Somehow, without noticing, I’ve become someone’s version of a habitual writer. Most of my life, I’ve envied writers who pull weathered notebooks from satchels and leaf through crowded pages to find clean space. They add a page in place of bowing toward Mecca or kneeling at another station of the cross. Maybe hypergraphia packs those journals, daily reiterations of “I must write,” but their zeal has always seemed unattainable to me. My journals are moleskins of scrawled fragments written in a Starbuck’s line just before my turn arrives or three sentences I’ve managed to compose and memorize on my walk to work.

Then they become posts like this one that, according to a colleague, make me habitual.

I’m not. I’ve known true habitual writers. David Lehman, a poet who taught in my MFA program, endlessly extolled the daily poem. He urged his students to find some time every day to assemble the assembable as a poem. Some of Lehman’s daily efforts have a Frank O’Hara “I did this, I did that” appeal, and I had endless admiration for the devotion of his students…and all his other converts. Fiction students talked about their daily poem, as did non-fiction students, and people simply associated with the program. A college student who bussed abandoned dishes in the cafeteria paused to scrawl another couple of lines.

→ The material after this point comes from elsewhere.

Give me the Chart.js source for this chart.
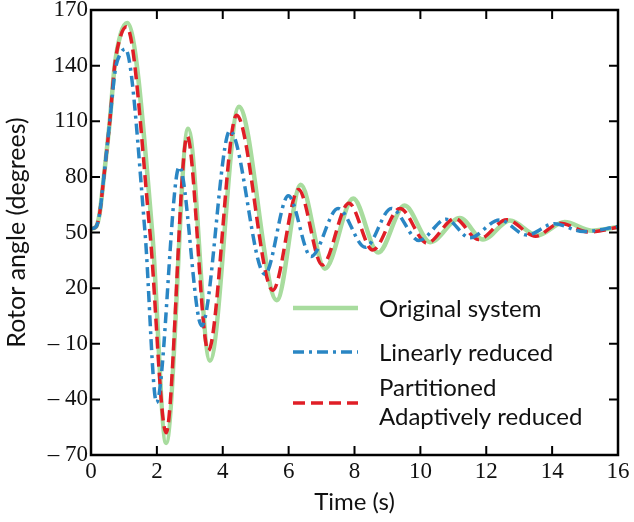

What were his daily poems like? Perhaps they were genius. Real habitual writing—the sort that expects no end but daily practice and commitment—readies you for another day of writing, and that readies you for another and so on until, one day, you reveal just how much genius ten thousand hours creates. But waiting is my worst option. I’m going over the physical proof of my book right now, I’m on number 265 on this blog, 145 on derelict satellite, but as much as I’ve written, I still consider myself an “occasion writer” in need of an assignment, a task, a deadline, a product due to roll from the factory and ship. A habitual writer is perfectly happy if this page seems more for the writer than the reader. He or she can forget what a reader is. I never forget.

Confucius said that all people would be the same except that their habits make them distinct, and, to Confucius, habits become the best picture of who you are. A person is known by his or her bent. I’m sure Confucius means we should have habitually high standards, but I worry I’d have no standards at all without this public compulsion to show up for our scheduled appointments. Confucius touts the transmutation of habit into being, the steady development of movement into muscle and soul memory.

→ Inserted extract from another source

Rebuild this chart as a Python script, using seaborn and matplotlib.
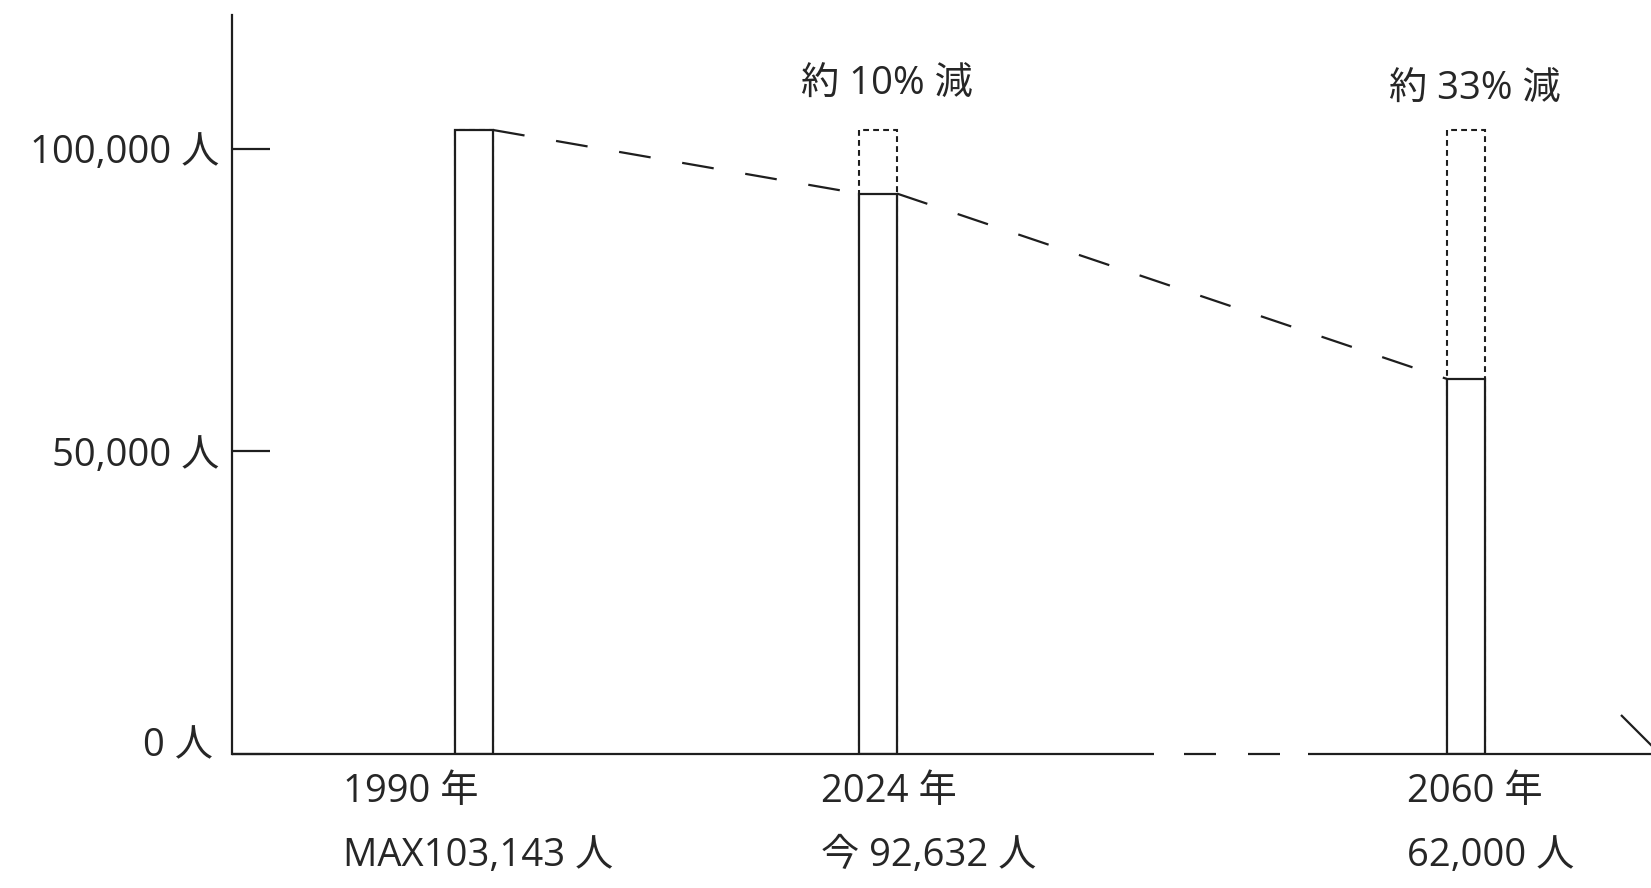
import matplotlib
matplotlib.use("Agg")
import matplotlib.pyplot as plt
import seaborn as sns
import pandas as pd
from matplotlib.transforms import ScaledTranslation

# ---- data ----
years = ["1990 年", "2024 年", "2060 年"]
values = [103143, 92632, 62000]
value_labels = ["MAX103,143 人", "今 92,632 人", "62,000 人"]
decrease_labels = ["", "約 10% 減", "約 33% 減"]
yticks = [0, 50000, 100000]
ytick_labels = ["0 人", "50,000 人", "100,000 人"]

# ---- layout (broken time axis, so positions are layout, not years) ----
pos = [0.0, 1.0, 2.455]
bar_w = 0.094
PX = 1.0 / 1.3889  # px -> pt at dpi 100
INK = "#1e1e1e"
TXT = "#262626"
FS = 27.5

sns.set_theme(style="white")
plt.rcParams["font.family"] = ["Open Sans", "Noto Sans CJK JP", "DejaVu Sans"]

fig = plt.figure(figsize=(16.51, 8.88), dpi=100)
ax = fig.add_axes([232 / 1651, 134 / 888, 1419 / 1651, 739 / 888])

df = pd.DataFrame({"pos": pos, "value": values, "ref": [max(values)] * len(values)})

# dotted "ghost" bars at the 1990 level
sns.barplot(data=df, x="pos", y="ref", native_scale=True, width=bar_w,
            errorbar=None, color="white", saturation=1, ax=ax,
            edgecolor=INK, linewidth=1.5, linestyle=(0, (2.8, 2.0)), zorder=2)
# actual bars
sns.barplot(data=df, x="pos", y="value", native_scale=True, width=bar_w,
            errorbar=None, color="white", saturation=1, ax=ax,
            edgecolor=INK, linewidth=1.6, zorder=3)

# dashed trend connecting bar tops
for i in range(len(values) - 1):
    ax.plot([pos[i] + bar_w / 2, pos[i + 1] - bar_w / 2], [values[i], values[i + 1]],
            color=INK, lw=1.6, dashes=(14.4, 14.4), solid_capstyle="butt",
            dash_capstyle="butt", zorder=4)

ax.set_xlim((232 - 474) / 404, (1651 - 474) / 404)
ax.set_ylim(0, 739 * 50000 / 302.5)
ax.set_xlabel("")
ax.set_ylabel("")
ax.set_xticks([])
ax.set_yticks(yticks, ytick_labels)
ax.tick_params(axis="y", direction="in", length=38 * PX, width=1.6, pad=9,
               labelsize=FS, color=INK, labelcolor=TXT, left=True)
for side in ["top", "right", "bottom"]:
    ax.spines[side].set_visible(False)
ax.spines["left"].set_color(INK)
ax.spines["left"].set_linewidth(1.6)
ax.spines["left"].set_zorder(5)

# shift the "0 人" label up a little, as in the original
lab0 = ax.yaxis.get_major_ticks()[0].label1
lab0.set_transform(lab0.get_transform() + ScaledTranslation(-7 / 100, 12 / 100, fig.dpi_scale_trans))

# baseline with a break
def axx(px):
    return (px - 232) / 1419

kw = dict(color=INK, lw=1.6, transform=ax.transAxes, clip_on=False, zorder=5,
          solid_capstyle="butt")
ax.plot([0, axx(1154)], [0, 0], **kw)
ax.plot([axx(1184), axx(1216)], [0, 0], **kw)
ax.plot([axx(1248), axx(1280)], [0, 0], **kw)
ax.plot([axx(1308), 1.0], [0, 0], **kw)
ax.plot([axx(1621), axx(1690)], [39 / 739, -30 / 739], **kw)

# labels
year_dx = [-131, -57, -59]
top_dy = [0, 45, 40]
for i in range(len(values)):
    ax.annotate(years[i], (pos[i], 0), xytext=(year_dx[i] * PX, -38 * PX),
                textcoords="offset points", ha="left", va="center",
                fontsize=FS, color=TXT, annotation_clip=False)
    ax.annotate(value_labels[i], (pos[i], 0), xytext=(year_dx[i] * PX, -102 * PX),
                textcoords="offset points", ha="left", va="center",
                fontsize=FS, color=TXT, annotation_clip=False)
    if decrease_labels[i]:
        ax.annotate(decrease_labels[i], (pos[i], max(values)),
                    xytext=(9 * PX, top_dy[i] * PX), textcoords="offset points",
                    ha="center", va="center", fontsize=FS, color=TXT,
                    annotation_clip=False)

fig.savefig("out.png", dpi=100, facecolor="white")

My writing ways are less like a daily game of solitaire and more like the guy who, earbuds in, cavorts to a discman on the steps of a fountain across from my school. A solitaire player hopes each row falls-out perfectly, and perhaps expects against hope for the day cards will move without his or her hands. The discman and I are desperate.

As much as I admire habitual writers, perhaps I’m better off desperate. Every essay ends with, “What if that’s the last one? What if I’ve said all I ever need to and can’t think of a single word to add?” For me, fear beats habit, and something tells me I need to be afraid, that this chain I’ve been adding to all these years isn’t a chain at all, but a series of links, barely touching, only impersonating a chain.

What I really fear is that, if I become a habitual writer, I’ll be too happy. And soon too lazy. And soon too silent. The desperation keeps me dancing.

Nothing against Confucius, but I’d like to believe Edith Wharton when she said, “Habit is necessary; it is the habit of having habits, of turning a trail into a rut, that must be incessantly fought against if one is to remain alive.”